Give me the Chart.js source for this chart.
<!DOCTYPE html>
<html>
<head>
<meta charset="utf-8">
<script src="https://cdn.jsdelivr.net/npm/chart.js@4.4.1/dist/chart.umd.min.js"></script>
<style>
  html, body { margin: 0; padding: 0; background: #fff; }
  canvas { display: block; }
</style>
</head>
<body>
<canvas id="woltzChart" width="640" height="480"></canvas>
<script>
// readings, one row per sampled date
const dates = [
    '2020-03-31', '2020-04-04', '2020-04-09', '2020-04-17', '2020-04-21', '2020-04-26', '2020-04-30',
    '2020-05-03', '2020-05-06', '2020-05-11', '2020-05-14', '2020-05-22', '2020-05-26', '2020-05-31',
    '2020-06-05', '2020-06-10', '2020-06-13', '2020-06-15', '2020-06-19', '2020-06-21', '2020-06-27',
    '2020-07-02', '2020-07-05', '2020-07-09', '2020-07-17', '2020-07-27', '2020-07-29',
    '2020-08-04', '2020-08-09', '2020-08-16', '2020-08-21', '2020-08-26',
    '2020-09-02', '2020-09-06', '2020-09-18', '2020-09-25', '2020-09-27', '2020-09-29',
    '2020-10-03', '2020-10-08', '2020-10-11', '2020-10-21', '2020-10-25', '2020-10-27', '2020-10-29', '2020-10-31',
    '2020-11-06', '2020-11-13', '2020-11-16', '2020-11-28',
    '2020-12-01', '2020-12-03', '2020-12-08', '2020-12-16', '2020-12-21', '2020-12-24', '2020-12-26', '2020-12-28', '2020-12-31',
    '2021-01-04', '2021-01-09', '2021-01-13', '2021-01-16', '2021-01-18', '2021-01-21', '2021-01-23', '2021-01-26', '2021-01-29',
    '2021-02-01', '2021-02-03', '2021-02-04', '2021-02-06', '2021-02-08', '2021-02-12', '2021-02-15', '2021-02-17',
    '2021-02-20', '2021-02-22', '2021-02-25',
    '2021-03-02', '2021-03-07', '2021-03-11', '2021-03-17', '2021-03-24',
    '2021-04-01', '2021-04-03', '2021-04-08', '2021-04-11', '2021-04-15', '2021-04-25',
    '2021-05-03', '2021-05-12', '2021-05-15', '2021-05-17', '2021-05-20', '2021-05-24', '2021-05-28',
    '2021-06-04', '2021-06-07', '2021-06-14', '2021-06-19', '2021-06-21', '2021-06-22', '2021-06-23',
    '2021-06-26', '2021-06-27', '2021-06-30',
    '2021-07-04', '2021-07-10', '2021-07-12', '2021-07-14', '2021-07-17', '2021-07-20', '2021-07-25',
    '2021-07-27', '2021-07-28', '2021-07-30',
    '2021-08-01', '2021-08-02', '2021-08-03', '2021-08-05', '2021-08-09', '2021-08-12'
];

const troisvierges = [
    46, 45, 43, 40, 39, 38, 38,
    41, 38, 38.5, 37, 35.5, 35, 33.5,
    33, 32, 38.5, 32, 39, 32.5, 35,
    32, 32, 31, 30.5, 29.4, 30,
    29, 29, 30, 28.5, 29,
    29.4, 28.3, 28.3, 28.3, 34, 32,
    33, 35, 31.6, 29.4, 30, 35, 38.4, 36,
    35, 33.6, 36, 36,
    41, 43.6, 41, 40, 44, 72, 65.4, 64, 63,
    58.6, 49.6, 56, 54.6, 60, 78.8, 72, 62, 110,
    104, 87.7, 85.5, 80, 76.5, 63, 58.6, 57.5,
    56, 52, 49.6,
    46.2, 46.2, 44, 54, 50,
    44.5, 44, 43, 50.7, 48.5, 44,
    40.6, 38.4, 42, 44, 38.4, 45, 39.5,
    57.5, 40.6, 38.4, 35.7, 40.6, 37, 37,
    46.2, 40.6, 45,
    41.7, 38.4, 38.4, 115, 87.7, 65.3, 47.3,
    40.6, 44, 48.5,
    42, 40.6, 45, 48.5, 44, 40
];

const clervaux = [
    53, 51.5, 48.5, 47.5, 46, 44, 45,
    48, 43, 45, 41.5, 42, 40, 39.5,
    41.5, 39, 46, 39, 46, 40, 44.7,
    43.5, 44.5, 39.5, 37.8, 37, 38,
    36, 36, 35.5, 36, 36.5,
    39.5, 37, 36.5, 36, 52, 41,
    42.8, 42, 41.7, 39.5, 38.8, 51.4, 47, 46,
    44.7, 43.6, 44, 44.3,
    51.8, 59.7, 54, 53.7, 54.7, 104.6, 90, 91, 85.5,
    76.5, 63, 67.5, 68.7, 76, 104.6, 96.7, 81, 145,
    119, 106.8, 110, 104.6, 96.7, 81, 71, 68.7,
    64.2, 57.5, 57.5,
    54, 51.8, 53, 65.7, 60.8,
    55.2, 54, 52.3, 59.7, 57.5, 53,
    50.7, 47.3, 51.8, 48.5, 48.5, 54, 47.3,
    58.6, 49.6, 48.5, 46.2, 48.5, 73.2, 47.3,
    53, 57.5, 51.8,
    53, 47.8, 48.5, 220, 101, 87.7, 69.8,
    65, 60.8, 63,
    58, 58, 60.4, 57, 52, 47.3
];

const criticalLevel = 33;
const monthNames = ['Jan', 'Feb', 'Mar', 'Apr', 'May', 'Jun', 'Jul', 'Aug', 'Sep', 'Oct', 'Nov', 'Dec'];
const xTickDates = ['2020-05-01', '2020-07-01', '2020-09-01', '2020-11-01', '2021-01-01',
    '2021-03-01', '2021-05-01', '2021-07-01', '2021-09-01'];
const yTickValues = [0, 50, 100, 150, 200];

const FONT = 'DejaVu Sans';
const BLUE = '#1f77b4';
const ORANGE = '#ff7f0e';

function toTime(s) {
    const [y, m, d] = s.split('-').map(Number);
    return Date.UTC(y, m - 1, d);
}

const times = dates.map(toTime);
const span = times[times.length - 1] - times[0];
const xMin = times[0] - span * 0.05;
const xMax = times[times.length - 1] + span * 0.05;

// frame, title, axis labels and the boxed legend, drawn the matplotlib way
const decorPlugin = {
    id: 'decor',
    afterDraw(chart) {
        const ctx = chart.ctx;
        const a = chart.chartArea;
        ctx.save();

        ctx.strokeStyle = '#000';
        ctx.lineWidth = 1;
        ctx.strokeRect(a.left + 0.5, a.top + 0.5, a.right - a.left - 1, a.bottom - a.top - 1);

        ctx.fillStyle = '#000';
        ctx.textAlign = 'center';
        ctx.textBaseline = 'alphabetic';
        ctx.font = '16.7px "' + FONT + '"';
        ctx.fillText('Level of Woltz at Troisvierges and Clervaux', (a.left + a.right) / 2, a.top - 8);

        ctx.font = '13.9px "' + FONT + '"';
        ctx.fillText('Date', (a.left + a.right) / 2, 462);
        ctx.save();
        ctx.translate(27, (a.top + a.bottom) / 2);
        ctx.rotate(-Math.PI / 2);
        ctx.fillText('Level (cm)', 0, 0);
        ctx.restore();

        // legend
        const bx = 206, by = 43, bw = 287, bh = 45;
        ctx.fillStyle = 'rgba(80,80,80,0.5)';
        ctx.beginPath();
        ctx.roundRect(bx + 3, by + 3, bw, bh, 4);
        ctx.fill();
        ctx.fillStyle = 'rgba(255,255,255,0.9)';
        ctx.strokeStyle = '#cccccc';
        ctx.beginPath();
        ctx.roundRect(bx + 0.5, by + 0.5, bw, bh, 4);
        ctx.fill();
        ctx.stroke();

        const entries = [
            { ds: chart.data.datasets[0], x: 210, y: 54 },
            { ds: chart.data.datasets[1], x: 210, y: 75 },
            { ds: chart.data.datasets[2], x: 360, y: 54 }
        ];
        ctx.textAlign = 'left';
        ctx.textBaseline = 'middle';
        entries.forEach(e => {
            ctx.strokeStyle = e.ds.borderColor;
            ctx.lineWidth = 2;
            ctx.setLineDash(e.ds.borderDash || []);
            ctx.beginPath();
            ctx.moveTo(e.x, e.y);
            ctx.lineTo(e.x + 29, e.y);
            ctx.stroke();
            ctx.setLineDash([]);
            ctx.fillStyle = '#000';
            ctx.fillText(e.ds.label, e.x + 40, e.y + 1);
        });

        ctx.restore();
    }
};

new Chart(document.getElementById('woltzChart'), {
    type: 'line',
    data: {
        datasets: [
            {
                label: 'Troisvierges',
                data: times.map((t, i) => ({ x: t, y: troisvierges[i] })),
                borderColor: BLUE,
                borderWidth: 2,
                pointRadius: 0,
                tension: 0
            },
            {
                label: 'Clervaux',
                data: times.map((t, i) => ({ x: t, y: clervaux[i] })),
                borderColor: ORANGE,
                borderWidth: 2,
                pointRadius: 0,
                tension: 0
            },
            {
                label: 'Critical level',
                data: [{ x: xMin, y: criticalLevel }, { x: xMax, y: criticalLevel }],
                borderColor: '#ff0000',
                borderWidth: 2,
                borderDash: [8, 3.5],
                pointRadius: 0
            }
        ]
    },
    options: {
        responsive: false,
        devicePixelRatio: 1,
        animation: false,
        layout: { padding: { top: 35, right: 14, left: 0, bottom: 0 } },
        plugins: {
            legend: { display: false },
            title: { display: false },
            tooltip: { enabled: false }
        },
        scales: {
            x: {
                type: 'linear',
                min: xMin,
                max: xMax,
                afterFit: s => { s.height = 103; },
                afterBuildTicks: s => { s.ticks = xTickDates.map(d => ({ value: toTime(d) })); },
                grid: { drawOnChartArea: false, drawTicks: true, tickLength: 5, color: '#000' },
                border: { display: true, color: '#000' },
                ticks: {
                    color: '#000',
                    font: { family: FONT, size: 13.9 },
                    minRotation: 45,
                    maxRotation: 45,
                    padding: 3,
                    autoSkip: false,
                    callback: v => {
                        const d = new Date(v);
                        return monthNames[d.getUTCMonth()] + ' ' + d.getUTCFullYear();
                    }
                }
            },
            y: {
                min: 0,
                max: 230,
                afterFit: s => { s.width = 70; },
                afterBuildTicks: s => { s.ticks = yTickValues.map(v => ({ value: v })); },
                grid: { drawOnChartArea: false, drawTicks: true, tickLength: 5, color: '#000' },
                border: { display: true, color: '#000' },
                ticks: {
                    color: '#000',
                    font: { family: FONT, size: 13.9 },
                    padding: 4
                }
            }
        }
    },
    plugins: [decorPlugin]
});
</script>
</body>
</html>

==

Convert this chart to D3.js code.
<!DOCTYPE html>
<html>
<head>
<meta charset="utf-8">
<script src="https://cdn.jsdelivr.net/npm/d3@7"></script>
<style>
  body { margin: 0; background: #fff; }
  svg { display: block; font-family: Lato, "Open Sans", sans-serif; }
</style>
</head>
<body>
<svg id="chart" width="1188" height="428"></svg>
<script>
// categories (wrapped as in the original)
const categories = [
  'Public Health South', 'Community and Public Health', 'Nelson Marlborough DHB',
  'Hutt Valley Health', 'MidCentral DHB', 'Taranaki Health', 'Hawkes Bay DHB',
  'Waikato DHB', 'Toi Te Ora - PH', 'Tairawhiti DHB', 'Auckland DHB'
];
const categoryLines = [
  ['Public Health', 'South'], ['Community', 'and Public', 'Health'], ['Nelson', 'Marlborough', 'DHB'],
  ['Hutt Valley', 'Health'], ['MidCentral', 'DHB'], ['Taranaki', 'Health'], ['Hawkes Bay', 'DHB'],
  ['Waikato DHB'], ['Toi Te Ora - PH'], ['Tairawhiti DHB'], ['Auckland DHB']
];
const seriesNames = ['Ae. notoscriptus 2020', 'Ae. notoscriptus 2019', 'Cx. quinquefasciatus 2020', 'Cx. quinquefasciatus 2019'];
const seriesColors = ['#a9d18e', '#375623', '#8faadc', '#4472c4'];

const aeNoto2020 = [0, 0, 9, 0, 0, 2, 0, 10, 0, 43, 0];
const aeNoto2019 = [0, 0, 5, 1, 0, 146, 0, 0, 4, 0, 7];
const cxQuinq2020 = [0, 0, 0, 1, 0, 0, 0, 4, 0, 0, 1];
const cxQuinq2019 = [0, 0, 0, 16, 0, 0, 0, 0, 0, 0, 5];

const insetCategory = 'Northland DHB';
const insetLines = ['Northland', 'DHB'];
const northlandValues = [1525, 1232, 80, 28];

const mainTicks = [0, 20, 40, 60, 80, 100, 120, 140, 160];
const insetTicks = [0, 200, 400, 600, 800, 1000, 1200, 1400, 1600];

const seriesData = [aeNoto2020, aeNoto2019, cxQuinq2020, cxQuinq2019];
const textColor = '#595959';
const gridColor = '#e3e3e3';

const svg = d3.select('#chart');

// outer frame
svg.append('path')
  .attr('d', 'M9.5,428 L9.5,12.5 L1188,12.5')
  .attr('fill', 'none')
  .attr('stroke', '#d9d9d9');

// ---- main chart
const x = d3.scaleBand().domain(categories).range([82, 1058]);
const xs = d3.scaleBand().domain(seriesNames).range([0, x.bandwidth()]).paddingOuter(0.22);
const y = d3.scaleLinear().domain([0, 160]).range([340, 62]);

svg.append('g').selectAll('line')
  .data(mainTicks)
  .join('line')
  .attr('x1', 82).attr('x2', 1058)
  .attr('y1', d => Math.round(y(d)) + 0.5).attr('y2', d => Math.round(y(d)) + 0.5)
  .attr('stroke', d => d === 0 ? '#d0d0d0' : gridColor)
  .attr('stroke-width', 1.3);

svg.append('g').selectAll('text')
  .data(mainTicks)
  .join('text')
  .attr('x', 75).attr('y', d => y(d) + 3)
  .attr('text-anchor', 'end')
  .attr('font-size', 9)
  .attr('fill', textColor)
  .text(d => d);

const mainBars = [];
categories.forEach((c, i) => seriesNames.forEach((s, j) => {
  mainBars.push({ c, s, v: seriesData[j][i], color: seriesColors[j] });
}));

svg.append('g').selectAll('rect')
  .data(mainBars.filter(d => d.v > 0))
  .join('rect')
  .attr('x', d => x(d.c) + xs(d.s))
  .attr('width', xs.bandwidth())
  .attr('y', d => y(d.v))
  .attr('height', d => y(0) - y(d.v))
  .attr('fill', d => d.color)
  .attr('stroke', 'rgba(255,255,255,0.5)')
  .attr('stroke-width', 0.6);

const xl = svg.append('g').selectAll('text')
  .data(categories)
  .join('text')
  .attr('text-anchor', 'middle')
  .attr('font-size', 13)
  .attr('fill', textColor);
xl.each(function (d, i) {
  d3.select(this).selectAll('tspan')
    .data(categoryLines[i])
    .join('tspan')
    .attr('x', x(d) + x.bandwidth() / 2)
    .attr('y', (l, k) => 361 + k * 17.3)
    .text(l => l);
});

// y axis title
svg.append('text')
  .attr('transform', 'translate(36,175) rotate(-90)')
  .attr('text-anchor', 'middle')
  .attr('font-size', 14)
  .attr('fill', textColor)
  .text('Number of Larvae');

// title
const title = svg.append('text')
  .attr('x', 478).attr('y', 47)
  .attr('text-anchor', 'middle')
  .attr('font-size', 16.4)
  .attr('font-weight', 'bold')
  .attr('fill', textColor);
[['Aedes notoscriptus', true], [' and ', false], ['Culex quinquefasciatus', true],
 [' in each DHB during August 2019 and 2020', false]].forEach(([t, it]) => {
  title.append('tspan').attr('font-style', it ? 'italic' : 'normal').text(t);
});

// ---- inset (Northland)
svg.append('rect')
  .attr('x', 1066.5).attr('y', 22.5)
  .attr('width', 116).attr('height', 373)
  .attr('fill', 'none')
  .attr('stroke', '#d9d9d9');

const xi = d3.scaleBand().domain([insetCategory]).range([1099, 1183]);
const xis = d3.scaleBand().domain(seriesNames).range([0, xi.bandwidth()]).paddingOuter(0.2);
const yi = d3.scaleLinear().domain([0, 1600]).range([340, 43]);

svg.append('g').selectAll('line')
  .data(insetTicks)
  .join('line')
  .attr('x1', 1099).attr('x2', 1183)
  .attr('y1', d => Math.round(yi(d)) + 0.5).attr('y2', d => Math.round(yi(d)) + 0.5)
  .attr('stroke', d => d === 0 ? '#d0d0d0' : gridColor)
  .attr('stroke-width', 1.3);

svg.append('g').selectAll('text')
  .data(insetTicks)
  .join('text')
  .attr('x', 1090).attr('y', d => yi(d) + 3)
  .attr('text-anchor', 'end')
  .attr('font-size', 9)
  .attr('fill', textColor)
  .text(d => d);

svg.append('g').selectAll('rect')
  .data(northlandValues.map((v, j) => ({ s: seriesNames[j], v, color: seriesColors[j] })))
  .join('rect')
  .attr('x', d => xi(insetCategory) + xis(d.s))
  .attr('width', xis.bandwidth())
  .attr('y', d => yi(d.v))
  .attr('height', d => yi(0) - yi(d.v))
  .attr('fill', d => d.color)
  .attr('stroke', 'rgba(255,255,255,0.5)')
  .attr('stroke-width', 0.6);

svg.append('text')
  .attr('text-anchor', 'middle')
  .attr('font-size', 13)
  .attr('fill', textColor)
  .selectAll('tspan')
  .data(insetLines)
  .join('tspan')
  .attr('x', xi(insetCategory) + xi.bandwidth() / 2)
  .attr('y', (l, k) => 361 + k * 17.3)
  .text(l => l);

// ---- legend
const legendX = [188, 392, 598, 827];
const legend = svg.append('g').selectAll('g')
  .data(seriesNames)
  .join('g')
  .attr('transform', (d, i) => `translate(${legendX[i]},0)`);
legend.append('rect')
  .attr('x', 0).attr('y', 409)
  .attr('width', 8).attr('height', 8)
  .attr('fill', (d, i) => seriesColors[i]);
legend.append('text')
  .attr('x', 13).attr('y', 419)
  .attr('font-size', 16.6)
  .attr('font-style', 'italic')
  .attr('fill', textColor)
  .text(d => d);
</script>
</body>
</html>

==

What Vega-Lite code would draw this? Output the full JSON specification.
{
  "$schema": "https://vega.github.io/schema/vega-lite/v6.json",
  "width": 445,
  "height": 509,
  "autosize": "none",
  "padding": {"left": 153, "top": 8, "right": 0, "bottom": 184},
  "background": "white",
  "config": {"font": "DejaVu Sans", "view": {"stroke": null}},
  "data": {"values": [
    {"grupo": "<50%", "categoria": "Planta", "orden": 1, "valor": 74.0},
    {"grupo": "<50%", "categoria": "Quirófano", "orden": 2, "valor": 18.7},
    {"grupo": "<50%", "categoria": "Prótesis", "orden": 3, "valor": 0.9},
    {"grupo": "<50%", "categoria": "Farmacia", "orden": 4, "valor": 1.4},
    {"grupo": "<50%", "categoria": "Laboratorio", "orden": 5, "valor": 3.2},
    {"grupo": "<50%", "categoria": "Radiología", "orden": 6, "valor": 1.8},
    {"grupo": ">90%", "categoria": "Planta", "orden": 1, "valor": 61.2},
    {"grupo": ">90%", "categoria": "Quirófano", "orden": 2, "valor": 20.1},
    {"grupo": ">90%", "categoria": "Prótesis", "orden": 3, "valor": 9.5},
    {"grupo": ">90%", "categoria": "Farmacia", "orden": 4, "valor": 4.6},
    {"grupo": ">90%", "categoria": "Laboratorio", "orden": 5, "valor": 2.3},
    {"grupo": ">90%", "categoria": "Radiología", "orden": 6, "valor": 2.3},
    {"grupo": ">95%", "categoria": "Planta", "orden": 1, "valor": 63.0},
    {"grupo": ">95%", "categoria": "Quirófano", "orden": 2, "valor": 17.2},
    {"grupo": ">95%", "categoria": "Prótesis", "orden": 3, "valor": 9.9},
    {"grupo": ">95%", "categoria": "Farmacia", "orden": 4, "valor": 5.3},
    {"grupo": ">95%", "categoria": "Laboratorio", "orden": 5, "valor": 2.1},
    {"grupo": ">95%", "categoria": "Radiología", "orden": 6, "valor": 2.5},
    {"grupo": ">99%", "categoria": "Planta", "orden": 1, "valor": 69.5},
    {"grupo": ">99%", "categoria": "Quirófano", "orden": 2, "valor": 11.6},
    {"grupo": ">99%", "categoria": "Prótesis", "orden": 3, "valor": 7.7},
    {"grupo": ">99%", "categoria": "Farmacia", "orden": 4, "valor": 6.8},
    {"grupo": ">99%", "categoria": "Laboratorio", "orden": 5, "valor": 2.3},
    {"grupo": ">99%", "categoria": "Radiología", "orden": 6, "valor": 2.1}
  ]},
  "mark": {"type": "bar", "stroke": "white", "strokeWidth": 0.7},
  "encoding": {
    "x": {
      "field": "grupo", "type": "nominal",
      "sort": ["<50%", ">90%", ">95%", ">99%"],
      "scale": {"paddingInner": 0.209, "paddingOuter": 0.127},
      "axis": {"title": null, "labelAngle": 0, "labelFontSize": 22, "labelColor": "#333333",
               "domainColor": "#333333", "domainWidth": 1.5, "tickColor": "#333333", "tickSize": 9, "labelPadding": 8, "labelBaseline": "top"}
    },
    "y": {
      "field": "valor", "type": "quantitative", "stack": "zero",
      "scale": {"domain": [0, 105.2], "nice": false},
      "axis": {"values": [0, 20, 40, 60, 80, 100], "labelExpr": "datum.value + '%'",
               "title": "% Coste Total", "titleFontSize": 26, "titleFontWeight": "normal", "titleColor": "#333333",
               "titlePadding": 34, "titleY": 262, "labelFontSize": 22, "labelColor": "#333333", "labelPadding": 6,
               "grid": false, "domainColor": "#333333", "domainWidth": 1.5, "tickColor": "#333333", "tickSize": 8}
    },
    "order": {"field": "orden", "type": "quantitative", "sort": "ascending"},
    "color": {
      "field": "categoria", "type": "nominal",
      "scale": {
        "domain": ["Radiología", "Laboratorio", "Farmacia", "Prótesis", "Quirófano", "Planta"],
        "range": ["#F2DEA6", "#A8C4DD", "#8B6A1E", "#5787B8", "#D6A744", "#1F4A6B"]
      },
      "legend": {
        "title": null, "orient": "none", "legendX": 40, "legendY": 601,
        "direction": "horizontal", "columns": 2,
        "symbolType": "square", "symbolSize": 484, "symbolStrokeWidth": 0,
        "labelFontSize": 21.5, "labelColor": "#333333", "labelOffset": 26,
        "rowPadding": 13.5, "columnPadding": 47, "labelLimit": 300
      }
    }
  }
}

Task
From the material above, copy each line that includes the word "this".

Correct result
Give me the Chart.js source for this chart.
Convert this chart to D3.js code.
  d3.select(this).selectAll('tspan')
What Vega-Lite code would draw this? Output the full JSON specification.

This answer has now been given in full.